Some autism education experts say it’s not uncommon for parents to butt heads with school officials, but that doesn’t mean both sides are not striving for the best possible education for the children.
Without intimate knowledge of the Sánchez case, Sizemore-Hester said coping with autism is often a recurring form of shock and sadness, even when it is wrapped in love.
“Parents with children who have autism sometimes suffer a double grief. They suffer grief when their child is diagnosed,” Sizemore-Hester said. “Then, they go through another form of grief if the child does not make the progress that the parent anticipated (after starting intervention services). And that can be worse than the original grief.”

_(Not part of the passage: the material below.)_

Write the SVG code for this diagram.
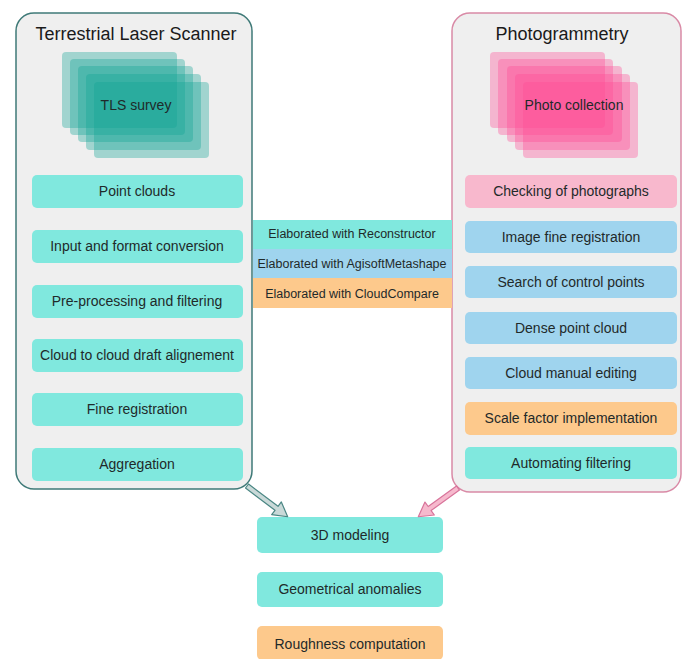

The result could be anger, or demands for more therapy, which might not be plausible, Sizemore-Hester said. Whether this applies to Sánchez has not been determined.
Sánchez finds little solace in any success the district has had with other autistic children. He only knows that his daughter is academically at or above grade level in most school subjects, but her social skills are lacking.
Valeria will make loud noises randomly and will have noticeable trouble staying on track during an assignment. She needs constant breaks, perhaps every 15 minutes, to hear a Katy Perry song or be provided another kind of reward.
Like any 7-year-old, the quirks are mixed in with moments of cuteness and charm. Still, a mainstream classroom poses some difficulty for her.
In the fall, she bit another student, Sánchez said. The district wanted to place her in a self-contained classroom where her behaviors are not distracting or threatening to others. The problem there is that Sánchez fears the district wants to put his daughter in a “dumping ground” where she will only regress.
He wonders aloud if a single incident requires such a dramatic move. He knows the student his daughter had bitten has rights, too, which brings a level of complexity to the situation. Being a part of the process in helping find Valeria's rightful place is what he seeks most.
“I’ve studied up. I know the law. I know what type of education my daughter has a right to. The district doesn’t want to work with us or make us part of the decision-making process,” Sánchez said. “I’ve learned to never sign an (individual education plan) right away. I have to go back and read it over and over again. Usually, I have it all marked up with notes before we go back in.”
Sánchez bristles as he thumbs through the paperwork in the tiny breakfast nook of his apartment and peers into the living room, where Valeria works one-on-one with a teacher from a Modesto-based autism education firm who comes daily to the Sánchez home to teach Valeria her school lessons.
This is her seventh birthday, and while she whirls through the kitchen — performing a little dance with her mother, Nancy Sánchez, who puts on a pot of soup while Valeria more intently eyes a chocolate cake — Gorge Sánchez continues to lament over Valeria's lost months of social interaction.
The Sánchezes have filed a complaint with the Office of Civil Rights. The family said Lincoln Unified has failed to work with them in presenting all the best options for Valeria — including the Colonial Heights inclusion program that King touted as a success for helping children with autism co-exist with mainstream students.
“They’ve had that program for 15 years. We found out about it two months ago,” Sánchez said.Sánchez said the Office of Civil Rights will be reviewing his case. He said he knows it will take time. In the meantime, he’s hopeful for Valeria’s placement at Colonial Heights in the fall.
“I just want what’s best for Valeria,” he repeated.